L'État dit donc vouloir permettre la constitution d'un grand groupe capable de prendre la première place sur le marché européen. Dans l'immédiat, cela devrait se traduire par un beau cadeau au groupe privé Suez. L'attention portée à ce groupe n'est pas nouvelle. Suez doit une part essentielle de sa croissance à l'aide étatique: le marché des services dits «publics», la distribution de l'eau, l'environnement, une nationalisation assez fructueuse en 1982 , une reprivatisation en 1987 avec une belle plus-value: tout cela n'a fait qu'accroître la puissance du groupe et la fortune des actionnaires. Tous les gouvernements, de droite comme de gauche, y ont participé: le conseil d'administration de Suez en témoigne puisqu'il réunit, entre autres, Alphandéry, un ancien ministre de Balladur, et Peyrelevade qui, parmi de multiples fonctions, eut celle de directeur de cabinet du socialiste Mauroy. Il compte également un ancien ministre belge puisque le groupe, franco-belge, a également profité de la manne étatique du gouvernement de Bruxelles.
Quant à GDF, à travers lui comme à travers EDF, l'État a constitué toute une infrastructure indispensable au fonctionnement de l'économie. L'ensemble des abonnés au gaz forment une clientèle captive et une source de revenus régulière et assurée pour le groupe qui encaissera leurs factures. Avec la hausse des tarifs, ce marché devient de plus en plus intéressant.
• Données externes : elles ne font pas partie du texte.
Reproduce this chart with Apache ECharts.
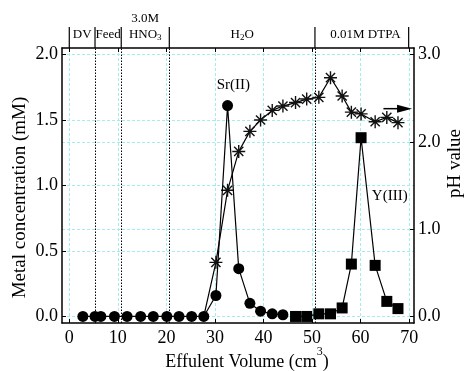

L'État a même pris soin de s'attaquer à ce qu'il ose appeler les «privilèges» des salariés, pour rogner sur les coûts de production et proposer ainsi une entreprise alléchante.
Les consommateurs qui s'inquiètent et les salariés qui refusent de se sacrifier ont raison: ils n'ont pas à être les pourvoyeurs et les victimes du profit capitaliste.